* Exercise objective:
Note each line where "this" appears, and copy it.

start Material for the task

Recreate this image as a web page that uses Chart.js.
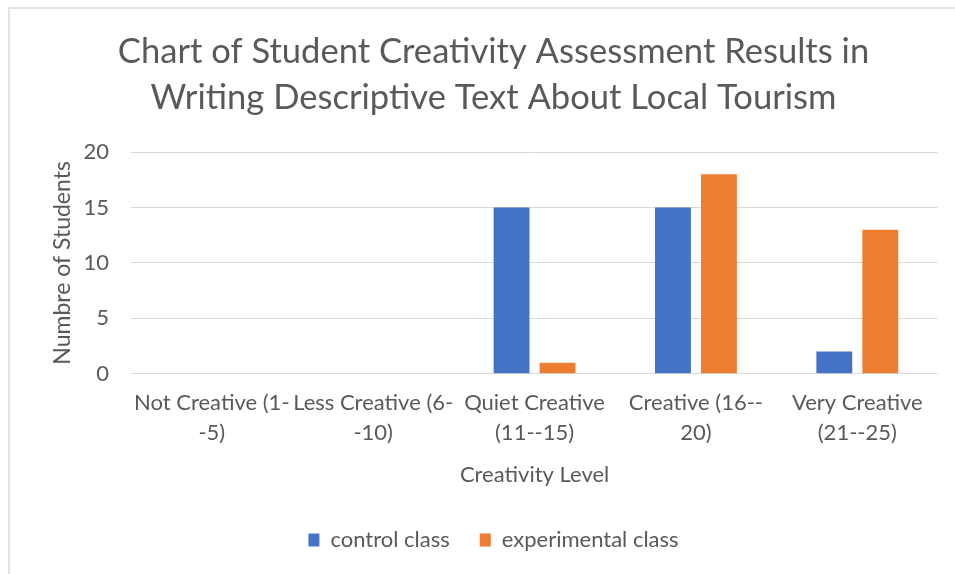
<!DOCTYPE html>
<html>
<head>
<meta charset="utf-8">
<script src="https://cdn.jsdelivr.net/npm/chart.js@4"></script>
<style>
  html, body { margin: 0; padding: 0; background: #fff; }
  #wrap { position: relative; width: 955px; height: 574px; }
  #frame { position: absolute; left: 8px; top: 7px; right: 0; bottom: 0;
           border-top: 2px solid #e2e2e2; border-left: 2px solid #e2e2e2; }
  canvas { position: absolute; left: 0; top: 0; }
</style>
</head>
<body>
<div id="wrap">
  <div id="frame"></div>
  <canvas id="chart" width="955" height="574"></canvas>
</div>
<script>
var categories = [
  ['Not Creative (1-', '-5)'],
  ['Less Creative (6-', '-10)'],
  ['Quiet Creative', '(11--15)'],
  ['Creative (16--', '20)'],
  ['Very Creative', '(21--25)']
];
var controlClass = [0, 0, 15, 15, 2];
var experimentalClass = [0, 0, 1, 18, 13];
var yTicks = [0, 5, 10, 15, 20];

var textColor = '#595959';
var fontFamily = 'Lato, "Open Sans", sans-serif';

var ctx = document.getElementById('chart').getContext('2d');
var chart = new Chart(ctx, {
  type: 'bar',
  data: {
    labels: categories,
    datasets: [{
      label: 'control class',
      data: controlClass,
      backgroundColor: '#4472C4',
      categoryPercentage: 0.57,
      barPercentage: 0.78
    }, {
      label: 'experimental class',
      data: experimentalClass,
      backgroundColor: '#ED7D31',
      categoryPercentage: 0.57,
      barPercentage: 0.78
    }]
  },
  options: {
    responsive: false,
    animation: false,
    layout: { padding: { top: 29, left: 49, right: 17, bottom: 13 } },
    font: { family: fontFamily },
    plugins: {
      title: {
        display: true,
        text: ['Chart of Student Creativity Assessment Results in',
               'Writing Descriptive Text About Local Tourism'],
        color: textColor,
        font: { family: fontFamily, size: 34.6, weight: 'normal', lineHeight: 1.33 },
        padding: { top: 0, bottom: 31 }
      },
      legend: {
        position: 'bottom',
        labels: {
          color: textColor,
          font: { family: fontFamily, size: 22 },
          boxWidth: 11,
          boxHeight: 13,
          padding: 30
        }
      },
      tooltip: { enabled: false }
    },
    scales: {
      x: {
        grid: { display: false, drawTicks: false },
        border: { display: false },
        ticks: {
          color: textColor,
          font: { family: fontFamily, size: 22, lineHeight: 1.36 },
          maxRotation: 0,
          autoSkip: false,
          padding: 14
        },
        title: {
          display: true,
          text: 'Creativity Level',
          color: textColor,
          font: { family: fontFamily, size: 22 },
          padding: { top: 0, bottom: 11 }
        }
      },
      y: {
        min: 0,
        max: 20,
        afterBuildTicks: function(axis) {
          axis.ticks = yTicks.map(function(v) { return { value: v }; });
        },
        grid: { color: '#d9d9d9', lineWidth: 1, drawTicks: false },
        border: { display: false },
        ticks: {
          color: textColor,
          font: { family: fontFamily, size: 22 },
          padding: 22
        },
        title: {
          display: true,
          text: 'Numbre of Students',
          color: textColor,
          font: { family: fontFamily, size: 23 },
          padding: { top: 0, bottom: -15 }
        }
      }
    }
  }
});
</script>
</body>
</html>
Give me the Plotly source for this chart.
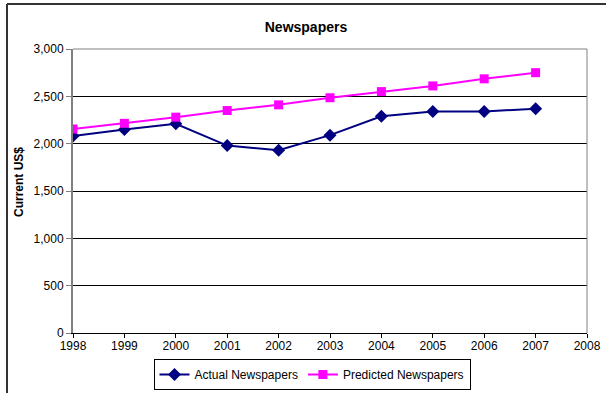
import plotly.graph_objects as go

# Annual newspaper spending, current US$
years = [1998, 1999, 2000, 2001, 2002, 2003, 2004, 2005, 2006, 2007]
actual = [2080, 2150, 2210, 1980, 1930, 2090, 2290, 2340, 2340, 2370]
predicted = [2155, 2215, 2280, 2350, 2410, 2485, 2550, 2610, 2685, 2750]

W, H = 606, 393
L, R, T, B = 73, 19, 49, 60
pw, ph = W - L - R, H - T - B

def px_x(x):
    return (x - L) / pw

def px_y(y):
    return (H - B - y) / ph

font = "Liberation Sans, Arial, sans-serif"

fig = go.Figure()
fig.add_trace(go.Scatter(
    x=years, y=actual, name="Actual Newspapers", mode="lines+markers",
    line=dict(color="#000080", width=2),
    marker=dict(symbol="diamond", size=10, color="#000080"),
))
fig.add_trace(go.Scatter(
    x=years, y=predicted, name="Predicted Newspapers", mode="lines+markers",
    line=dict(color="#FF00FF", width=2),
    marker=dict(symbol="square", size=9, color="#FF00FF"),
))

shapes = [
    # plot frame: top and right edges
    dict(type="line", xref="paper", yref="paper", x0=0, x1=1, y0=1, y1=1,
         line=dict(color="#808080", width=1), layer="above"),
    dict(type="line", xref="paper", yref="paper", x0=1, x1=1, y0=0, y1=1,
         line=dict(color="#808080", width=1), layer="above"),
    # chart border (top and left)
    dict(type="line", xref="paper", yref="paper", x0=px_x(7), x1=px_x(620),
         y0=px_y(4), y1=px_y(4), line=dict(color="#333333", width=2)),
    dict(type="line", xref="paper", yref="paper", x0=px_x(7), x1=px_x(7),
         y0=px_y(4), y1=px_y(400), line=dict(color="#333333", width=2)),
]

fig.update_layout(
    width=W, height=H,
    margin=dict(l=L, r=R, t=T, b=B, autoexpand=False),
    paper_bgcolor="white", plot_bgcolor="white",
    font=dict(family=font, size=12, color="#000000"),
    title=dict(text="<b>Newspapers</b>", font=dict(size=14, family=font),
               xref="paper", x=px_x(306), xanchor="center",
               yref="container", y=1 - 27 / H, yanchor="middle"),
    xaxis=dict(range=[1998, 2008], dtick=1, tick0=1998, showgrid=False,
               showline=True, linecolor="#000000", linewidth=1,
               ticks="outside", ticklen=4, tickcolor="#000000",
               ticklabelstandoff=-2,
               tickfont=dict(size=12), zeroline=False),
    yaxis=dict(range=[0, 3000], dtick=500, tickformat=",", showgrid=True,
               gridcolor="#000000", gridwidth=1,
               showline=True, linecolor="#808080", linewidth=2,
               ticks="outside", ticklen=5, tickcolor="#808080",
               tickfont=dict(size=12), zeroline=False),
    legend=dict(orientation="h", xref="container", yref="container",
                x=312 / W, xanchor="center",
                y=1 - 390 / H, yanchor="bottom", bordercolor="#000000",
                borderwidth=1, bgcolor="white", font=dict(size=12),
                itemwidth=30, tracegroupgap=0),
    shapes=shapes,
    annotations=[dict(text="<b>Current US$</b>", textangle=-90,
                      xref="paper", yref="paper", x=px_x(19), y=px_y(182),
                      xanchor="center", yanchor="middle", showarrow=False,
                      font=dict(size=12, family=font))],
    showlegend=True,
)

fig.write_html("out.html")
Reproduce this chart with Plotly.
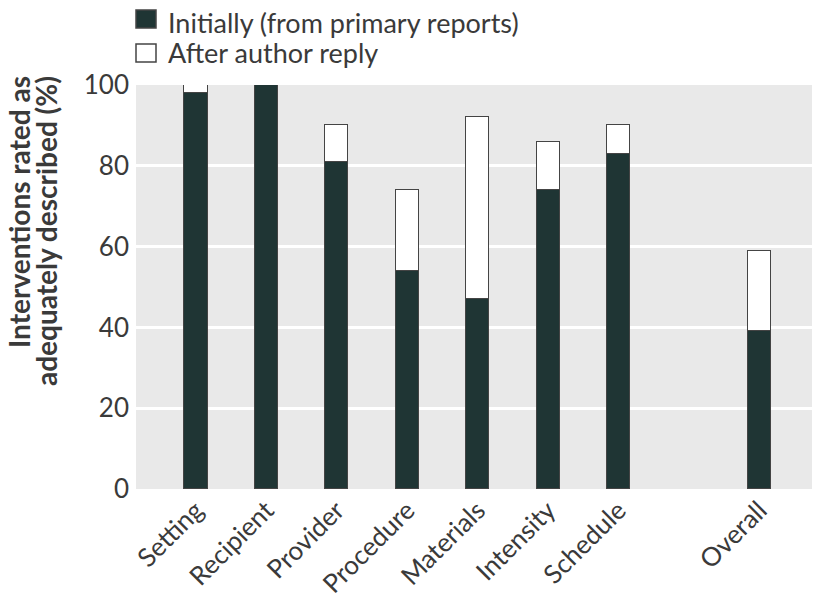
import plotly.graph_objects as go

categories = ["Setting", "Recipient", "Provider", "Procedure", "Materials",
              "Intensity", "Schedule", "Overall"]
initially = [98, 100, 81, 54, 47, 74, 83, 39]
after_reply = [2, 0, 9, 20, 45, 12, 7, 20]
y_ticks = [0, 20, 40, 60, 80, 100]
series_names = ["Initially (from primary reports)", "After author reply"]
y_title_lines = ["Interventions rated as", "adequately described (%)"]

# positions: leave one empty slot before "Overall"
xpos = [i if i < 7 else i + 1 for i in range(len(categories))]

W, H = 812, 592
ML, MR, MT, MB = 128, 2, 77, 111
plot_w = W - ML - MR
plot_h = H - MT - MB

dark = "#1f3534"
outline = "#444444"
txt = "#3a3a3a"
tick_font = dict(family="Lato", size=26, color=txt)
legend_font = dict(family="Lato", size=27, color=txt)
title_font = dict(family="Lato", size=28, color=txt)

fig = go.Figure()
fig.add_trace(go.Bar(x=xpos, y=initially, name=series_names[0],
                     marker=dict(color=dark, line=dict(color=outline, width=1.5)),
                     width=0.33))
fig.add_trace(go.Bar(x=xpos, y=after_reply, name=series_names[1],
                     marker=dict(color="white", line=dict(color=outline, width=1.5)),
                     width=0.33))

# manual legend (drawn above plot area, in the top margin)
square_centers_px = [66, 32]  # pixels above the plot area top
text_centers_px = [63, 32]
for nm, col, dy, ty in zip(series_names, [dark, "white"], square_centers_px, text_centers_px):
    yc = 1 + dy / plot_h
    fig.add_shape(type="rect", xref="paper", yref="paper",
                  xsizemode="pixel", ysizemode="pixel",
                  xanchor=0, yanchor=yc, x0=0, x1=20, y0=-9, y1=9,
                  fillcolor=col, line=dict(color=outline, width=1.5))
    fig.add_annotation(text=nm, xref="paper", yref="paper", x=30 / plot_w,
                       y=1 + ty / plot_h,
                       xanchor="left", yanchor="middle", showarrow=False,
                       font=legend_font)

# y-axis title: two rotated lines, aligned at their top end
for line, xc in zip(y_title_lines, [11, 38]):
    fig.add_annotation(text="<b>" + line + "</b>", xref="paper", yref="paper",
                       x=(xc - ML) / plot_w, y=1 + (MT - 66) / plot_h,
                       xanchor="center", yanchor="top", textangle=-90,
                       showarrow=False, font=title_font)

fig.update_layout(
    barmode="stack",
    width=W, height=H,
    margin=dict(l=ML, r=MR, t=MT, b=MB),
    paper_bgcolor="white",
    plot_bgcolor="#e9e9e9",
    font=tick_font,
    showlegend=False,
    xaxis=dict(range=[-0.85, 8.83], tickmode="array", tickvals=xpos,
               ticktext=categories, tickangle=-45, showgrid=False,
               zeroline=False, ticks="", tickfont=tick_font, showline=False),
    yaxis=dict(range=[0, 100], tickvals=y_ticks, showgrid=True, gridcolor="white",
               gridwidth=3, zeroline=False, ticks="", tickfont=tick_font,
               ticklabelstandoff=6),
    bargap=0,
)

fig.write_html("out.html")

end Material for the task

* The completed task:
Recreate this image as a web page that uses Chart.js.
Give me the Plotly source for this chart.
Reproduce this chart with Plotly.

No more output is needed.